In more recent years, the most powerful minority in most developed countries have been capitalists: the small minority of the population that owns or controls most of the land, businesses, and money. The notion of getting rid of this group has largely been abandoned. Some say full economic equality could never be achieved (see George Orwell’s Animal Farm, where all are equal but some—inevitably—are more equal than others) and others say it wouldn’t be a good idea in any case. As a recent book concludes, the rich are necessary.

Inevitable or necessary, however, doesn’t mean always good or honorable. We must remember the lessons learned by our ancestors in the struggle for freedom: the powerful, whoever they are, always want to become more powerful. The expansion and preservation of freedom has always meant legislated restraints on society’s empowered minorities.

The past thirty years has seen a steady increase in the proportion of wealth and income controlled by the richest Americans. Numerically this imbalance in the control of society’s wealth is the highest it has been since 1928. This week it was announced that the portion of the population living below the poverty line is the highest in 15 years (and many economists believe if the number was calculated more accurately it would be even greater).


Banksters testify before Congress
 In the past, the poor and weak knew full well who was taking advantage of them. They worked for them, or paid taxes to them, or literally saw them steal what was theirs. The complexity of the modern economy makes this much more difficult, even if it allows for tremendous economic growth. That complexity can be used to benefit those most involved with it and give them an unfair advantage. As a result, one of the primary functions of democratic government has become the creation and enforcement of financial regulation and setting broad economic policy.

In recent years this government role has come under attack and been legislatively curtailed. Now it’s true, of course, that government functions can always be improved and need to be changed as society changes. Yet it is simply a fact that the steady reduction of government regulation of the economy in the past thirty years has been paralleled by the steady growth of social economic imbalance. Bluntly, the rich have been getting richer and the poor—as well as nearly everyone else—have been getting poorer.

The consequences of this are far reaching and potentially disastrous. As I said, economic inequality can’t be eliminated but in a democracy it does need to be held within certain bounds. If allowed to grow too large, people lose a sense ownership or value in society. Cooperation and commitment to common goals wane. Social bonds begin to fray. People lose hope because they are not being adequately compensated for their labor. The system seems unfair. The cards are stacked against them.

Bangkok shopping mall
Complicating this even more is the fact that we are now part of a global economy. Indeed, the rise in economic inequality probably was spurred by the economically powerful trying to protect themselves from the consequences of this change. America’s overwhelming economic predominance after World War II was an anomaly and couldn’t last forever. China, India and countless other nations wouldn’t remain poverty stricken indefinitely. The planet simply cannot sustain everyone living the way we have grown accustomed to the past fifty years.

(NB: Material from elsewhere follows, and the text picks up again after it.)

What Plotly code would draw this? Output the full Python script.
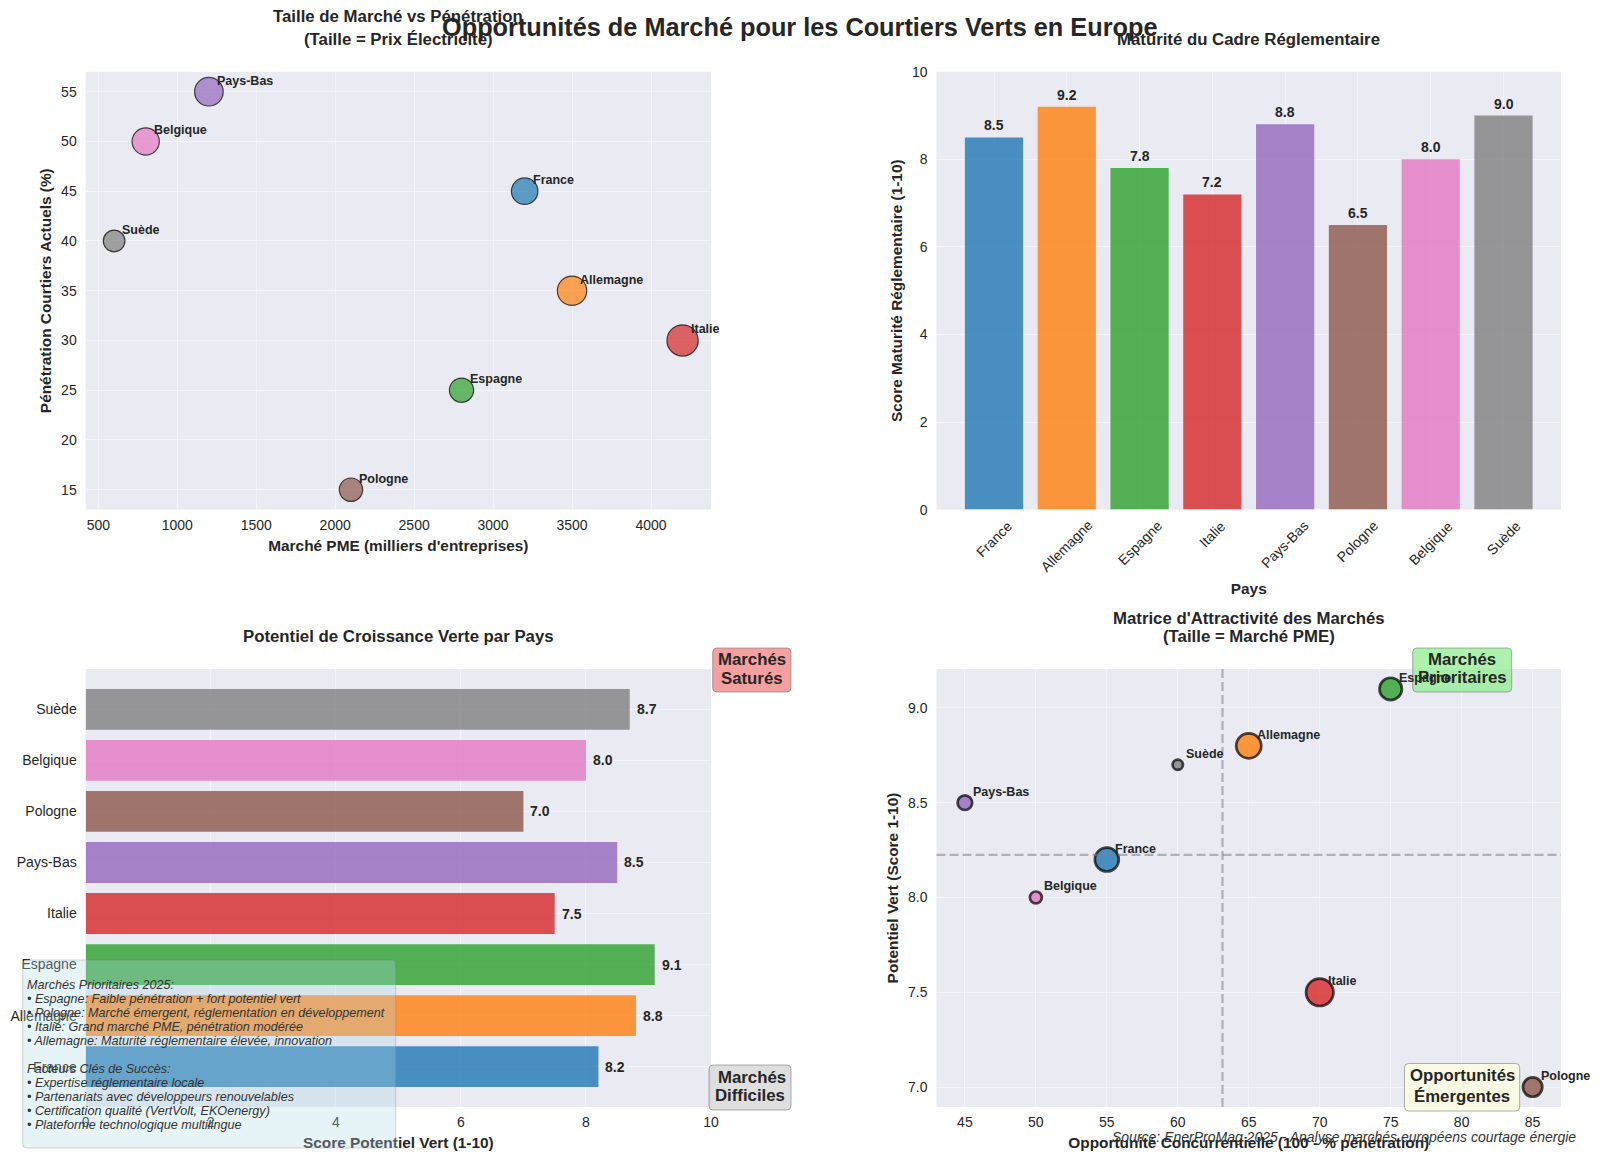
import plotly.graph_objects as go

W = 1600
H = 1161

pays = ["France", "Allemagne", "Espagne", "Italie", "Pays-Bas", "Pologne", "Belgique", "Suède"]
couleurs = ["#1f77b4", "#ff7f0e", "#2ca02c", "#d62728", "#9467bd", "#8c564b", "#e377c2", "#7f7f7f"]
marche_pme = [3200, 3500, 2800, 4200, 1200, 2100, 800, 600]
penetration = [45, 35, 25, 30, 55, 15, 50, 40]
prix_elec = [0.18, 0.22, 0.15, 0.25, 0.21, 0.14, 0.19, 0.12]
maturite = [8.5, 9.2, 7.8, 7.2, 8.8, 6.5, 8.0, 9.0]
potentiel = [8.2, 8.8, 9.1, 7.5, 8.5, 7.0, 8.0, 8.7]
opportunite = [55, 65, 75, 70, 45, 85, 50, 60]
seuil_x = 63.15
seuil_y = 8.225

texte_encadre = [
    "Marchés Prioritaires 2025:",
    "• Espagne: Faible pénétration + fort potentiel vert",
    "• Pologne: Marché émergent, réglementation en développement",
    "• Italie: Grand marché PME, pénétration modérée",
    "• Allemagne: Maturité réglementaire élevée, innovation",
    "",
    "Facteurs Clés de Succès:",
    "• Expertise réglementaire locale",
    "• Partenariats avec développeurs renouvelables",
    "• Certification qualité (VertVolt, EKOenergy)",
    "• Plateforme technologique multilingue",
]

FONT = "Liberation Sans"
SOMBRE = "#262626"


def rgba(hex_col, a):
    r, g, b = int(hex_col[1:3], 16), int(hex_col[3:5], 16), int(hex_col[5:7], 16)
    return f"rgba({r},{g},{b},{a})"


def px(x):
    return x / W


def py(y):
    return 1 - y / H


def texte(txt, x, y, size, bold=True, italic=False, color=SOMBRE, anchor="center"):
    if bold:
        txt = f"<b>{txt}</b>"
    if italic:
        txt = f"<i>{txt}</i>"
    return dict(text=txt, x=px(x), y=py(y), xref="paper", yref="paper", showarrow=False,
                xanchor=anchor, yanchor="middle", font=dict(family=FONT, size=size, color=color))


def boite(x0, y0, x1, y1, fill, line, r=4):
    # rectangle arrondi en coordonnees page
    rx, ry = r / W, r / H
    a, b, c, d = px(x0), py(y0), px(x1), py(y1)
    path = (f"M {a+rx} {b} L {c-rx} {b} Q {c} {b} {c} {b-ry} L {c} {d+ry} Q {c} {d} {c-rx} {d} "
            f"L {a+rx} {d} Q {a} {d} {a} {d+ry} L {a} {b-ry} Q {a} {b} {a+rx} {b} Z")
    return dict(type="path", path=path, xref="paper", yref="paper", fillcolor=fill,
                line=dict(color=line, width=1), layer="above")


fig = go.Figure()

# 1 - taille de marche vs penetration
fig.add_trace(go.Scatter(
    x=marche_pme, y=penetration, mode="markers", xaxis="x", yaxis="y", showlegend=False,
    marker=dict(size=prix_elec, sizemode="area", sizeref=0.000512, opacity=1,
                color=[rgba(c, 0.7) for c in couleurs],
                line=dict(color="rgba(0,0,0,0.7)", width=1.2))))

# 2 - maturite reglementaire
fig.add_trace(go.Bar(x=pays, y=maturite, xaxis="x2", yaxis="y2", width=0.8, showlegend=False,
                     marker=dict(color=couleurs, opacity=0.8, line=dict(width=0))))

# 3 - potentiel vert
fig.add_trace(go.Bar(x=potentiel, y=pays, orientation="h", xaxis="x3", yaxis="y3", width=0.8,
                     showlegend=False, marker=dict(color=couleurs, opacity=0.8, line=dict(width=0))))

# 4 - matrice
fig.add_trace(go.Scatter(
    x=opportunite, y=potentiel, mode="markers", xaxis="x4", yaxis="y4", showlegend=False,
    marker=dict(size=marche_pme, sizemode="area", sizeref=11.2, opacity=1,
                color=[rgba(c, 0.8) for c in couleurs],
                line=dict(color="rgba(0,0,0,0.7)", width=2.7))))

annots = []
for i, nom in enumerate(pays):
    annots.append(dict(text=f"<b>{nom}</b>", x=marche_pme[i], y=penetration[i], xref="x", yref="y",
                       showarrow=False, xanchor="left", yanchor="middle", xshift=6, yshift=11,
                       font=dict(family=FONT, size=12.5, color=SOMBRE)))
    annots.append(dict(text=f"<b>{nom}</b>", x=opportunite[i], y=potentiel[i], xref="x4", yref="y4",
                       showarrow=False, xanchor="left", yanchor="middle", xshift=6, yshift=11,
                       font=dict(family=FONT, size=12.5, color=SOMBRE)))
    annots.append(dict(text=f"<b>{maturite[i]:.1f}</b>", x=nom, y=maturite[i], xref="x2", yref="y2",
                       showarrow=False, xanchor="center", yanchor="bottom", yshift=2,
                       font=dict(family=FONT, size=14, color=SOMBRE)))
    annots.append(dict(text=f"<b>{potentiel[i]:.1f}</b>", x=potentiel[i], y=nom, xref="x3", yref="y3",
                       showarrow=False, xanchor="left", yanchor="middle", xshift=5,
                       font=dict(family=FONT, size=14, color=SOMBRE)))
    # etiquettes pivotees, centrees sous la barre
    annots.append(dict(text=nom, x=nom, y=0, xref="x2", yref="y2", showarrow=False, textangle=-45,
                       xanchor="center", yanchor="top", yshift=-5,
                       font=dict(family=FONT, size=14, color=SOMBRE)))

# titres
annots += [
    texte("Opportunités de Marché pour les Courtiers Verts en Europe", 800, 27, 25.3),
    texte("Taille de Marché vs Pénétration", 398, 17, 16.8),
    texte("(Taille = Prix Électricité)", 398, 39, 16.8),
    texte("Maturité du Cadre Réglementaire", 1248, 39, 16.8),
    texte("Potentiel de Croissance Verte par Pays", 398, 636, 16.8),
    texte("Matrice d'Attractivité des Marchés", 1249, 618, 16.8),
    texte("(Taille = Marché PME)", 1249, 636, 16.8),
    texte("Source: EnerProMag 2025 - Analyse marchés européens courtage énergie", 1578, 1137, 14,
          bold=False, italic=True, color="#333333", anchor="right"),
]

shapes = [
    dict(type="line", xref="x4", yref="y4 domain", x0=seuil_x, x1=seuil_x, y0=0, y1=1,
         line=dict(color="rgba(128,128,128,0.55)", width=2.2, dash="9px,4px")),
    dict(type="line", xref="x4 domain", yref="y4", x0=0, x1=1, y0=seuil_y, y1=seuil_y,
         line=dict(color="rgba(128,128,128,0.55)", width=2.2, dash="9px,4px")),
    boite(712.7, 648, 791, 692, "rgba(240,128,128,0.75)", "rgba(120,120,120,0.6)"),
    boite(709, 1065, 791, 1110, "rgba(211,211,211,0.75)", "rgba(120,120,120,0.6)"),
    boite(1412.7, 648, 1511.7, 692, "rgba(144,238,144,0.75)", "rgba(120,120,120,0.6)"),
    boite(1404.5, 1063.5, 1519.7, 1111, "rgba(255,255,224,0.75)", "rgba(120,120,120,0.6)"),
    boite(22.7, 960, 395.7, 1148, "rgba(173,216,230,0.3)", "rgba(120,120,120,0.3)"),
]

for txt, x, y in [("Marchés", 752, 659), ("Saturés", 752, 678),
                  ("Marchés", 752, 1077), ("Difficiles", 750, 1095),
                  ("Marchés", 1462, 659), ("Prioritaires", 1462, 677),
                  ("Opportunités", 1462, 1075), ("Émergentes", 1462, 1096)]:
    annots.append(texte(txt, x, y, 16.8))

for i, ligne in enumerate(texte_encadre):
    if ligne:
        annots.append(texte(ligne, 25, 984.5 + 14 * i, 12.6, bold=False, italic=True,
                            color="#333333", anchor="left"))

tick_font = dict(family=FONT, size=14, color=SOMBRE)
titre_font = dict(family=FONT, size=15.4, color=SOMBRE)


def axe(domain, titre, anchor, standoff, **kw):
    return dict(domain=domain, anchor=anchor, title=dict(text=f"<b>{titre}</b>", font=titre_font, standoff=standoff),
                showgrid=True, gridcolor="rgba(255,255,255,0.45)", gridwidth=1, zeroline=False,
                showline=False, ticks="", tickfont=tick_font, **kw)


dx1 = [px(85.7), px(711)]
dx2 = [px(936.5), px(1561)]
dy1 = [py(509.6), py(71.8)]
dy2 = [py(1107), py(669)]

# la partie gauche du titre passe sous l'encadre dans l'original
titre_score = '<span style="color:#545a5e">Score Potent</span>iel Vert (1-10)'

fig.update_layout(
    width=W, height=H, margin=dict(l=0, r=0, t=0, b=0, pad=0, autoexpand=False),
    paper_bgcolor="white", plot_bgcolor="#EAEAF2",
    font=dict(family=FONT, color=SOMBRE),
    xaxis=axe(dx1, "Marché PME (milliers d'entreprises)", "y", 8, range=[420, 4380], ticklabelstandoff=5,
              tickvals=[500, 1000, 1500, 2000, 2500, 3000, 3500, 4000]),
    yaxis=axe(dy1, "Pénétration Courtiers Actuels (%)", "x", 5, range=[13, 57], ticklabelstandoff=8,
              tickvals=[15, 20, 25, 30, 35, 40, 45, 50, 55]),
    xaxis2=axe(dx2, "Pays", "y2", 73, range=[-0.79, 7.79], showticklabels=False),
    yaxis2=axe(dy1, "Score Maturité Réglementaire (1-10)", "x2", 5, range=[0, 10], ticklabelstandoff=8,
               tickvals=[0, 2, 4, 6, 8, 10]),
    xaxis3=axe(dx1, titre_score, "y3", 8, range=[0, 10], ticklabelstandoff=5,
               tickvals=[0, 2, 4, 6, 8, 10]),
    yaxis3=axe(dy2, "", "x3", 5, range=[-0.79, 7.79], ticklabelstandoff=8),
    xaxis4=axe(dx2, "Opportunité Concurrentielle (100 - % pénétration)", "y4", 8, range=[43, 87], ticklabelstandoff=5,
               tickvals=[45, 50, 55, 60, 65, 70, 75, 80, 85]),
    yaxis4=axe(dy2, "Potentiel Vert (Score 1-10)", "x4", 5, range=[6.895, 9.205], ticklabelstandoff=8,
               tickvals=[7, 7.5, 8, 8.5, 9], tickformat=".1f"),
    annotations=annots, shapes=shapes,
)

fig.write_html("out.html", config=dict(displayModeBar=False), post_script="document.body.style.margin='0';")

Adjusting to this new world is something everyone must share in, however. The response of the rich—nearly in a panic—to grab all they can while they can is immoral, unnecessary, and could well end up destroying what they are trying to preserve. We must all rediscover the stake we have in the “common-wealth.” It’s time for our democracy to re-assert its most basic function: to restrain the powerful few from taking advantage of the weak and powerless. While our economics have become more complicated, such basic biblical ethics have not.